À la veille de cette visite en Grèce, l’eurodéputé espagnol Nacho Sanchez Amor, rapporteur sur la Turquie au Parlement européen, a mis en garde Ankara. “Éviter d’utiliser un ton agressif et menaçant est facile, à effet immédiat et gratuit. (…) Vous êtes entièrement isolé. Votre seul réel ami est l’Azerbaïdjan”, a déclaré le responsable européen lors d’une conférence de presse organisée à Istanbul.

“Au vu de sa situation géopolitique et géographique compliquée, la Turquie a de multiples dossiers à gérer. Certains accusent Erdogan de faire preuve de duplicité mais depuis plusieurs années, il ne fait pas beaucoup de faux-pas du point de vue des intérêts de la Turquie dans sa politique extérieure”, estime Didier Billion.

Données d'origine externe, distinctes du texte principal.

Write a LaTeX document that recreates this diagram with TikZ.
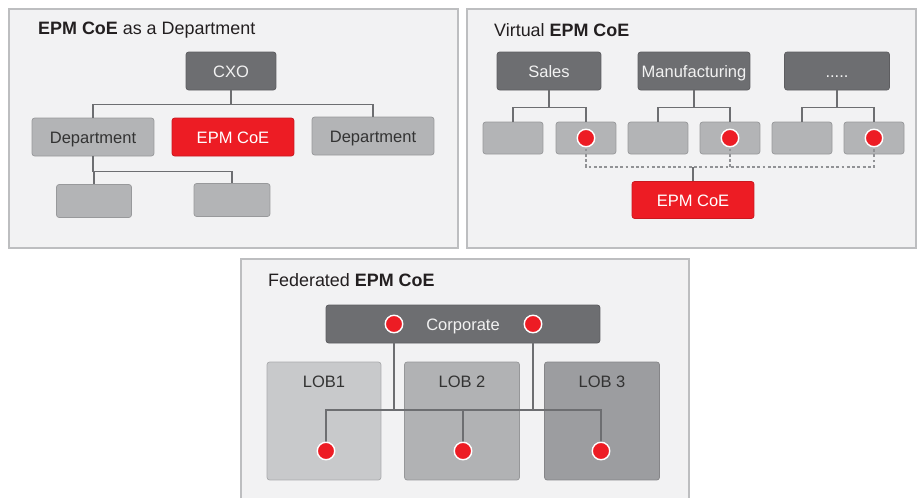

Dans son dernier rapport sur l’état des négociations avec les pays candidats à l’UE, publié en novembre, la Commission européenne avait constaté que “la politique étrangère unilatérale de la Turquie reste en contradiction avec les priorités de l’UE”.

“Nous attendons un nouveau ton et des signes de réengagement de la part de la Turquie”, a indiqué Nacho Sanchez Amor alors que l’UE cherche à discuter avec Ankara de la meilleure façon d’empêcher la Russie de contourner les sanctions décidées par les Occidentaux.

Au-delà du nécessaire rééquilibrage de la diplomatie turque, la question économique joue aussi un rôle dans ce rapprochement, en particulier pour la Turquie, engluée dans une profonde crise. Ankara a désespérément besoin d’investissements occidentaux pour soutenir son économie. Selon Recep Tayyip Erdogan, l’heure est désormais à l’ouverture d’un “nouveau chapitre” avec la Grèce. Il promet un partenariat “gagnant-gagnant”.

“Depuis des décennies, la Grèce est un élément problématique pour la Turquie dans ses relations avec l’UE. Or, Erdogan a une volonté de réactiver les liens avec certains pays européens qui ont été très dégradés, notamment avec la France. Il a donc tout intérêt à fluidifier ses relations avec la Grèce”, rappelle Didier Billion. “Cependant, il faut rester prudent. L’accalmie actuelle ne préjuge pas qu’il n’y aura pas de nouvelles périodes de tensions”, prévient l’expert.